The plans for America that the two Presidential candidates, Barack Obama and John McCain, have each been proclaiming, have now receded deep into the realm of possibilities only. For if $900 billion of government money is poured into propping up the financial system, there won’t be much room for Obama’s ambitious plans for health care, education and energy. Out the window too will go McCain’s plans to cut taxes.

The good news for Obama is that, at the time of writing, the most recent ABC News/Washington Post Public Opinion Poll shows that he leads McCain by 52% to 43%, with only 5% undecided. It is the first time that Obama has surpassed the 50% mark. On the question of which of the two understands the American economic problem better, Obama has a 24% lead over McCain.

Europe is not immune from events in the US, and financial markets are jittery. Uncertainty has cast a pall of gloom across European capitals. In Britain, the Prime Minister, Gordon Brown, is fighting for his political life both from within his own Party and from the opposition Conservative Party. Elements within his own party regard him as a liability and are keen to dump him before the next election. As his Labour Party held its annual conference, it was 30% behind the Conservatives who have a new spring in their step.


Amid all this, Brown, who had been Chancellor of Britain for ten years, before he pushed Tony Blair out of the premiership, has been trying to show that his is a safe pair of hands, but he is doing so in a time of a severe economic downturn in which property prices are dropping dramatically, mortgage rates are rising, and unemployment is increasing. The Confederation of British Industries has reported that retail sales fell for a sixth month in a row this September although there was a slight improvement on the devastation felt in August. It came as business confidence crashed in the eurozone's three largest economies - Germany, France and Italy - leaving the region on the brink of recession.

What all this means for the Caribbean is that there will be a slump in tourism in the coming winter and into the next year. As job losses increase in the US, UK and parts of Europe, and oil prices continue to remain high at over $100 a barrel, people, apart from the very wealthy, will cut back on travel.

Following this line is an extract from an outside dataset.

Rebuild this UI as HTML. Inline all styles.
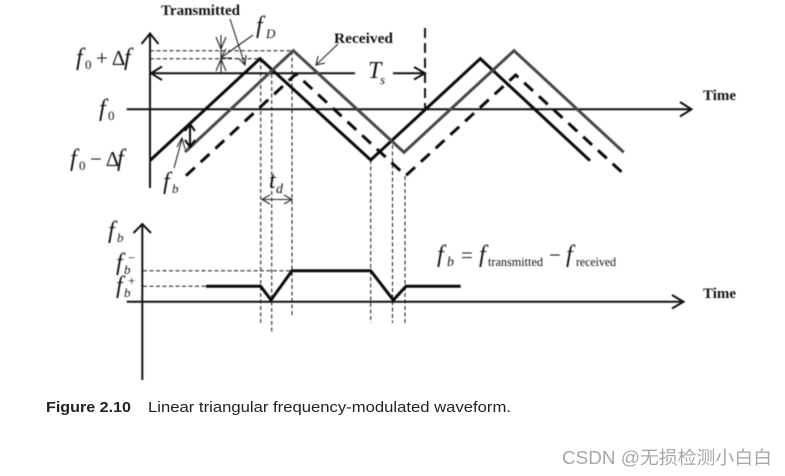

Aid programmes are also likely to slow down as governments of European nations, the US, and Japan divert much needed funds away from anything but humanitarian aid, to domestic projects which help to keep them in office.

We can be sure that commitments made by the G8 nations to Africa under the New Partnership for Africa’s Development (NEPAD) which have already begun to slip will slide even more. At their 2005 summit in the Scottish town of Gleneagles, G8 countries - the United States, Japan, Germany, France, Britain, Italy, Canada and Russia – undertook to increase aid to Africa with an extra 25 billion dollars per year by 2010. Since then, several revisions have lowered the figure to 21.8 billion dollars, and according to the UN, development aid has only increased by about a quarter of that amount.

And, those in the Caribbean who place their faith in the European Union (EU) coughing up money as a sweetener for singing-on to the controversial Economic Partnership Agreement (EPA) should not hold their breath.

It is unclear how much of the foreign reserves of Caribbean governments are held in US dollars or what portion of those funds were invested, through US investment banks, in the property market or other instruments that may now be unstable. It has to be hoped that it is very little if any at all.

The same observation is relevant to financial institutions, such as banks and insurance companies, in the Caribbean which may also be exposed to the crisis in the US through their own investments of Caribbean savings, pension funds and other securities.

Whatever the situation, the Caribbean should not expect to come out unscathed from this crisis.